In those 13 seconds, I refer to leading learning as being about helping folk step into the transformational force that is learning. I see that force as running like a river through any organisation, especially schools. Pretty funky analogy, eh?!
This week, I saw a wonderful practical application of that analogy in the form of Michigan County Sheriff Mitch Swanson amidst the current unrest in the US. Yeah, ‘unrest’ isn’t the right word – I’m just not sure where to find words for whatever is going on over there.
Click here to watch the video, if you haven’t yet stumbled across it on your socials.
Here’s what so impresses me about Swanson that also has implications for Teachers as School Leaders:
- He assumes a position of authority without being authoritarian.
- He abandons any intention to control conduct, for a clear determination to encourage it.
- He knows that forcing emotional people to comply, guarantees conflict.
- He models the behaviours expected and joins in.
- He works WITH those he leads rather than doing leadership TO them (those among you with a Restorative Practice bent will know best what that means).
- He comes from a stated intention of love and collaboration rather than seeking to win.

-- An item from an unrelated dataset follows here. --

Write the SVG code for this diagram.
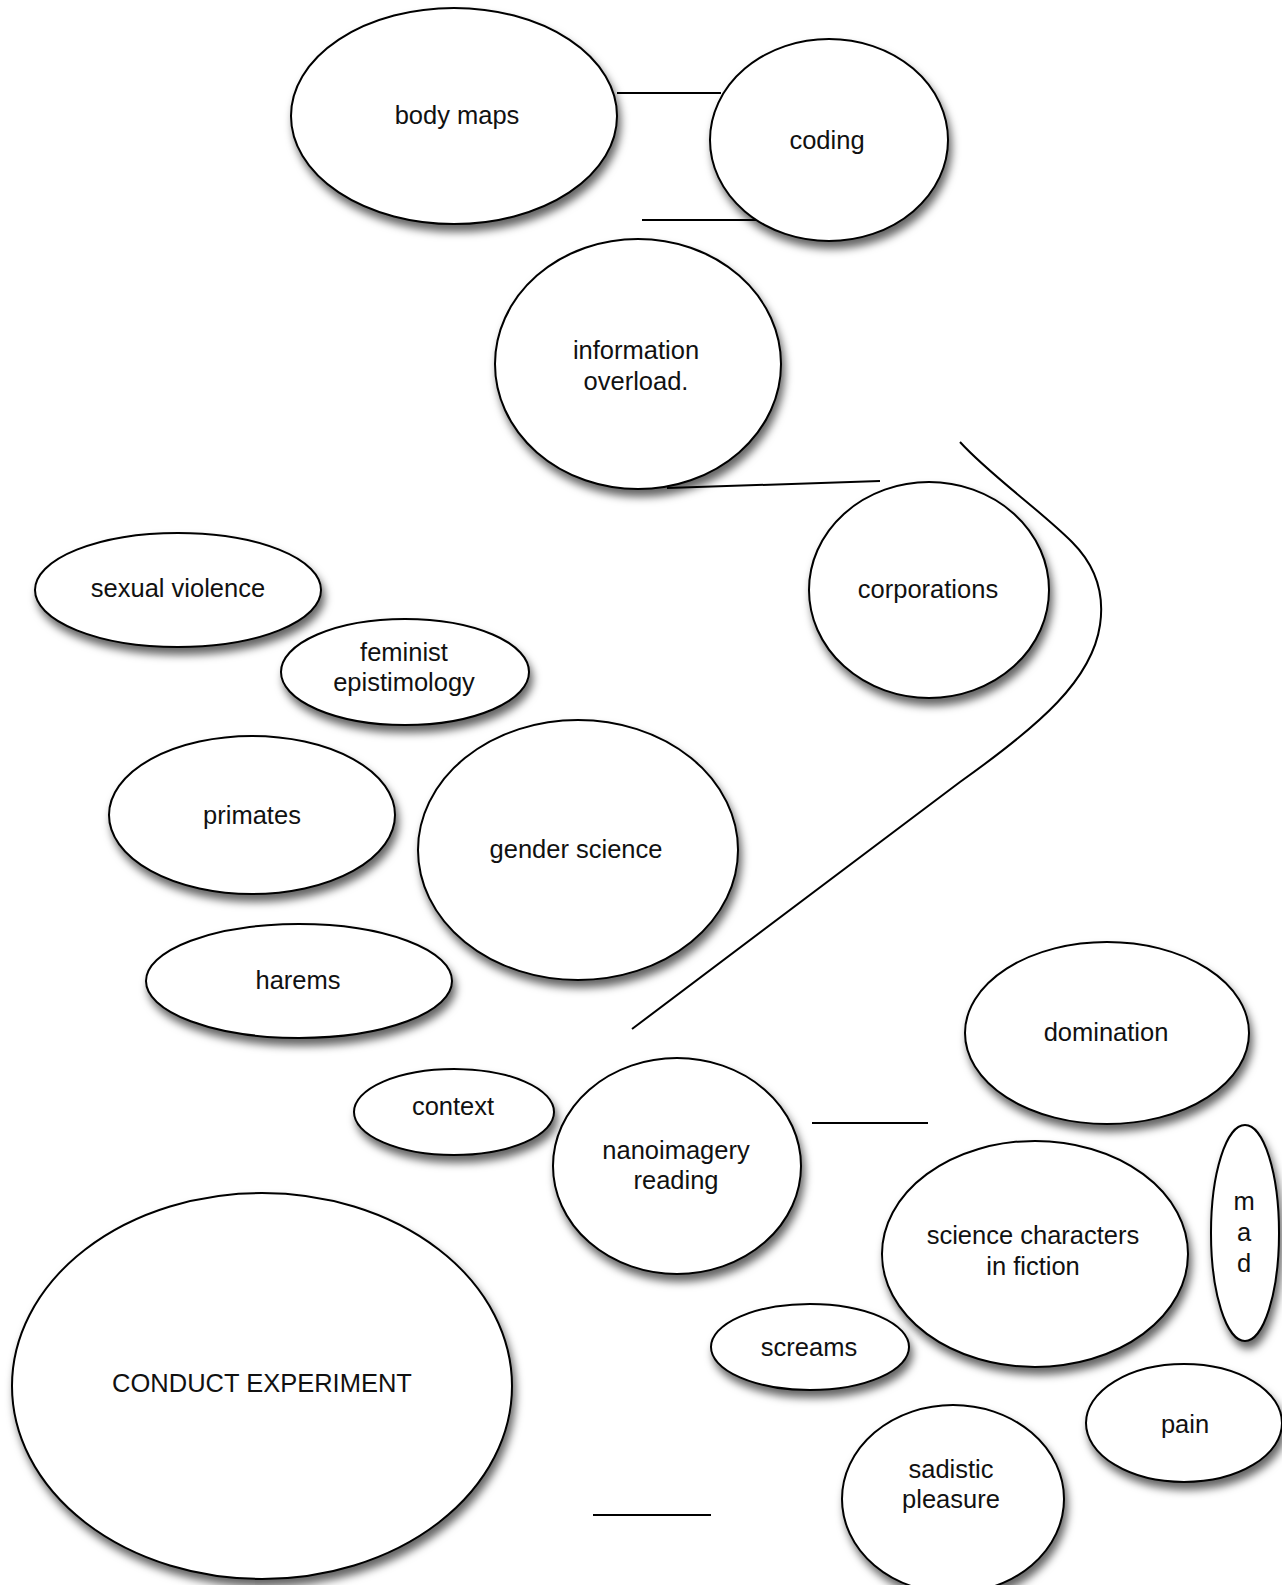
<svg xmlns="http://www.w3.org/2000/svg" width="1282" height="1585" viewBox="0 0 1282 1585">
<defs>
<filter id="sh" x="-20%" y="-20%" width="140%" height="150%">
<feDropShadow dx="3" dy="7" stdDeviation="4" flood-color="#000" flood-opacity="0.6"/>
</filter>
<style>
.n ellipse{fill:#fff;stroke:#000;stroke-width:2;filter:url(#sh)}
.n text{font-family:"Liberation Sans",Arial,sans-serif;font-size:25.5px;fill:#111;text-anchor:middle}
.c line,.c path{stroke:#000;stroke-width:2;fill:none}
</style>
</defs>
<rect width="1282" height="1585" fill="#fff"/>
<g class="c" id="connectors">
<line x1="617" y1="93" x2="721" y2="93"/>
<line x1="642" y1="220" x2="756" y2="220"/>
<path d="M667,488 L880,481"/>
<path d="M960,442 C990,475 1040,510 1072,542 C1098,568 1104,598 1100,625 C1092,680 1040,725 960,782 L632,1029"/>
<line x1="812" y1="1123" x2="928" y2="1123"/>
<line x1="593" y1="1515" x2="711" y2="1515"/>
</g>
<g class="n" id="body-maps"><ellipse cx="454" cy="116" rx="163" ry="108"/><text x="457" y="124">body maps</text></g>
<g class="n" id="coding"><ellipse cx="829" cy="140" rx="119" ry="101"/><text x="827" y="149">coding</text></g>
<g class="n" id="information-overload"><ellipse cx="638" cy="364" rx="143" ry="125"/><text x="636" y="359">information</text><text x="636" y="390">overload.</text></g>
<g class="n" id="corporations"><ellipse cx="929" cy="590" rx="120" ry="108"/><text x="928" y="598">corporations</text></g>
<g class="n" id="sexual-violence"><ellipse cx="178" cy="590" rx="143" ry="57"/><text x="178" y="597">sexual violence</text></g>
<g class="n" id="feminist-epistimology"><ellipse cx="405" cy="672" rx="124" ry="53"/><text x="404" y="661">feminist</text><text x="404" y="691">epistimology</text></g>
<g class="n" id="primates"><ellipse cx="252" cy="815" rx="143" ry="79"/><text x="252" y="824">primates</text></g>
<g class="n" id="gender-science"><ellipse cx="578" cy="850" rx="160" ry="130"/><text x="576" y="858">gender science</text></g>
<g class="n" id="harems"><ellipse cx="299" cy="981" rx="153" ry="57"/><text x="298" y="989">harems</text></g>
<g class="n" id="domination"><ellipse cx="1107" cy="1033" rx="142" ry="91"/><text x="1106" y="1041">domination</text></g>
<g class="n" id="context"><ellipse cx="454" cy="1112" rx="100" ry="43"/><text x="453" y="1115">context</text></g>
<g class="n" id="nanoimagery-reading"><ellipse cx="677" cy="1166" rx="124" ry="108"/><text x="676" y="1159">nanoimagery</text><text x="676" y="1189">reading</text></g>
<g class="n" id="science-characters"><ellipse cx="1035" cy="1254" rx="153" ry="113"/><text x="1033" y="1244">science characters</text><text x="1033" y="1275">in fiction</text></g>
<g class="n" id="mad"><ellipse cx="1245" cy="1233" rx="34" ry="108"/><text x="1244" y="1210">m</text><text x="1244" y="1241">a</text><text x="1244" y="1272">d</text></g>
<g class="n" id="screams"><ellipse cx="810" cy="1347" rx="99" ry="43"/><text x="809" y="1356">screams</text></g>
<g class="n" id="conduct-experiment"><ellipse cx="262" cy="1386" rx="250" ry="193"/><text x="262" y="1392">CONDUCT EXPERIMENT</text></g>
<g class="n" id="pain"><ellipse cx="1184" cy="1423" rx="98" ry="59"/><text x="1185" y="1433">pain</text></g>
<g class="n" id="sadistic-pleasure"><ellipse cx="953" cy="1499" rx="111" ry="94"/><text x="951" y="1478">sadistic</text><text x="951" y="1508">pleasure</text></g>
</svg>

- He sees an opportunity to amplify his intention behaviourally that he didn’t plan for – and takes it anyway.
- He talks with people as he walks establishing a clear two-way learning experience.
That river of angry protestors must have been a little daunting to Swanson – but he stepped directly into it. That took courage. But the benefits are understanding, dialogue and connection – all things that the US could do with more of right now.
That’s leadership. That’s leading learning. If you have students, families or colleagues struggling to step back into the river of learning in your school at the moment – you’re the right person to hold their hand.